Всё сдавило, в голове помутилось. Наталья заплакала навзрыд. Потом трубку взял Пашок.
«Батя?» – спросил он осторожно.
«Я, я, сынок».
«Батя, живой. Ты где?» – он тоже заревел, как мальчонка.
«Там, где и все. Видел недавно..?»
«Зачем вас шлют туда?»
«Не я начальник. Не мне решать».
«Что он говорит, Пашок?» – всё ещё плача, спросила Наталья. – «Что он там говорит?»
«Батя, как так?»
«Почём я знаю, сынок. Мелкому человеку не говорят всей правды: её и большой-то не всегда знает. Как вы живы там?»
«Матка больна, как тебя увезли, не ест и не пьёт. Хорошо, что ты позвонил. Раньше не давали?»
«Никому не давали. Это было желание, Пашок, «последнее» здесь желание».
«Спасибо, батя», – шепнул он и передал трубку Наталье.
«Антон…» – хриплым, срывающимся голосом проговорила она.
«Здравствуй, родная. Как ты?»
«Устала без тебя. Умру я, пока ты там».
«Не говори так. Я же живой и планирую жить до ста лет. Вот и ты живи. Внуков наших расти. И не придумывай, Наталья».
Она не ответила мне: плакала и плакала.
«Я люблю вас, очень сильно люблю, мои родные. Пашука люблю, его жену-дуру люблю, внучку-красавицу люблю, тебя люблю, слышишь? Я попрошу передать вам мои записи, что я вёл тут. Их немного, но они обязательно должны дойти до вас. Я люблю вас…»
«Антон…» – пролепетала она сквозь слёзы.
«Мне пора», – сказал я, когда в ординаторскую зашёл Валентин Евстратович. – «Целуй всех. Киснуть не смей».
Телефон жалобно звякнул. В горле сдавило. Видимо, выглядел я паршиво, раз врач поинтересовался, хорошо ли я себя чувствую. Никак. Никак я себя не чувствую.
Вернувшись в комнату, выпил всю воду, что каждый день обновляют в графине. Никогда не понимал, когда говорили, что внутри образовалась пустота. А теперь понимаю.

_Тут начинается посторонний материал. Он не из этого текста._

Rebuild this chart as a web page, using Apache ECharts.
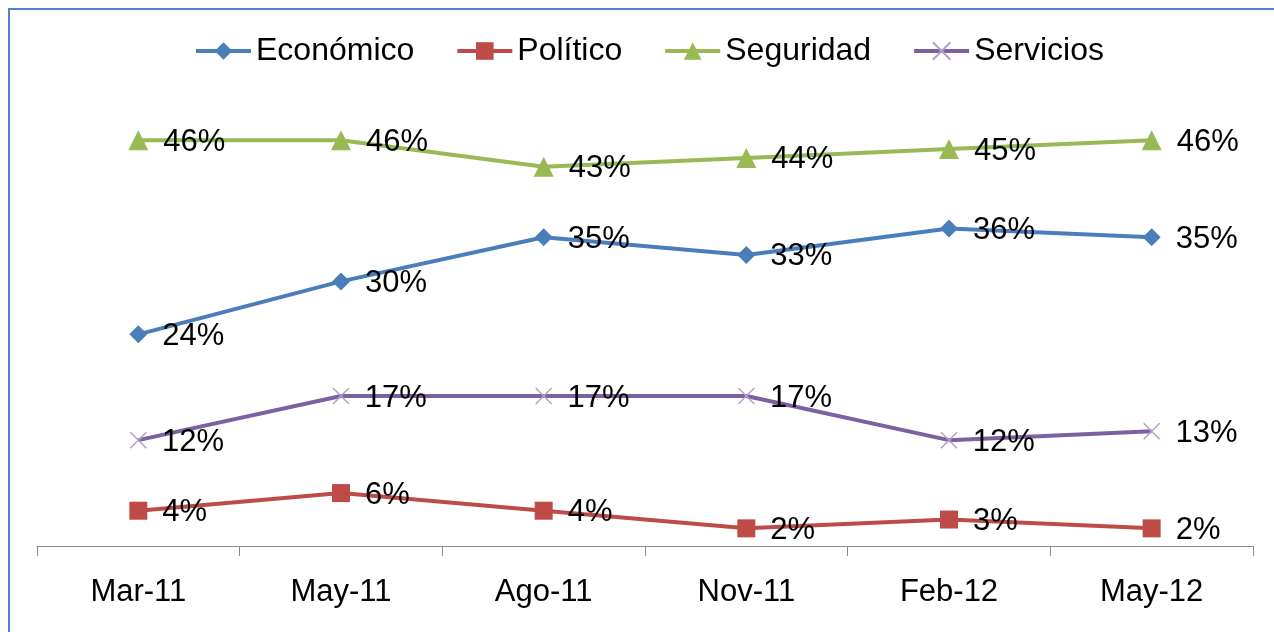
<!DOCTYPE html>
<html>
<head>
<meta charset="utf-8">
<script src="https://cdn.jsdelivr.net/npm/echarts@6/dist/echarts.min.js"></script>
<style>
  body { margin: 0; background: #fff; }
  #main { width: 1274px; height: 632px; }
</style>
</head>
<body>
<div id="main"></div>
<script>
var categories = ['Mar-11', 'May-11', 'Ago-11', 'Nov-11', 'Feb-12', 'May-12'];
var economico = [24, 30, 35, 33, 36, 35];
var politico = [4, 6, 4, 2, 3, 2];
var seguridad = [46, 46, 43, 44, 45, 46];
var servicios = [12, 17, 17, 17, 12, 13];

var font = '"Liberation Sans", Arial, sans-serif';
var crossPath = 'path://M0,0L10,10M10,0L0,10';

function makeSeries(name, data, color, symbol, size, extraItem) {
    return {
        name: name,
        type: 'line',
        data: data,
        symbol: symbol,
        symbolSize: size,
        lineStyle: { color: color, width: 4 },
        itemStyle: Object.assign({ color: color }, extraItem || {}),
        label: {
            show: true,
            position: 'right',
            distance: 15,
            offset: [0, 2],
            formatter: '{c}%',
            color: '#000',
            fontFamily: font,
            fontSize: 31
        },
        emphasis: { disabled: true },
        animation: false
    };
}

var chart = echarts.init(document.getElementById('main'));
var option = {
    backgroundColor: '#fff',
    graphic: [{
        type: 'rect',
        shape: { x: 9, y: 9, width: 1400, height: 800 },
        style: { fill: 'none', stroke: '#5585C8', lineWidth: 2 },
        silent: true
    }],
    legend: {
        top: 30,
        left: 189,
        itemWidth: 55,
        itemHeight: 22,
        itemGap: 41,
        lineStyle: { width: 4 },
        textStyle: { fontFamily: font, fontSize: 32, color: '#000' },
        data: ['Económico', 'Político', 'Seguridad', 'Servicios']
    },
    grid: { left: 37, right: 21, top: 105, bottom: 86, containLabel: false },
    xAxis: {
        type: 'category',
        data: categories,
        boundaryGap: true,
        axisLine: { lineStyle: { color: '#8C8C8C', width: 1 } },
        axisTick: { show: true, length: 10, lineStyle: { color: '#8C8C8C' } },
        axisLabel: { fontFamily: font, fontSize: 31, color: '#000', margin: 31 }
    },
    yAxis: {
        type: 'value',
        min: 0,
        max: 50,
        show: false
    },
    series: [
        makeSeries('Económico', economico, '#4A7EBB', 'diamond', 18),
        makeSeries('Político', politico, '#BE4B48', 'rect', 18),
        makeSeries('Seguridad', seguridad, '#98B954', 'triangle', 20),
        makeSeries('Servicios', servicios, '#7D60A0', crossPath, 16,
            { borderColor: '#B3A2C7', borderWidth: 1.5 })
    ]
};
chart.setOption(option);
</script>
</body>
</html>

На завтрак – суп с курицей. С собой – несколько бутербродов и чай в пакетиках.
Попросил Валентина Евстратовича передать мою тетрадь родным, но он отказался, потому что это не разрешено. Он сказал, что там она мне может понадобиться.
Оказалось, что больше ни в чью комнату врач вчера не заходил и не произносил монологи. Видимо, наша напористость произвела впечатление.
В 12 часов на нашем этаже появился мужчина в форме и приказал собирать вещи. Я был готов с утра. Сумки, рюкзаки, баулы составлены у входа на этаж. Нас попросили построиться. Старики стояли парочками, как пионеры.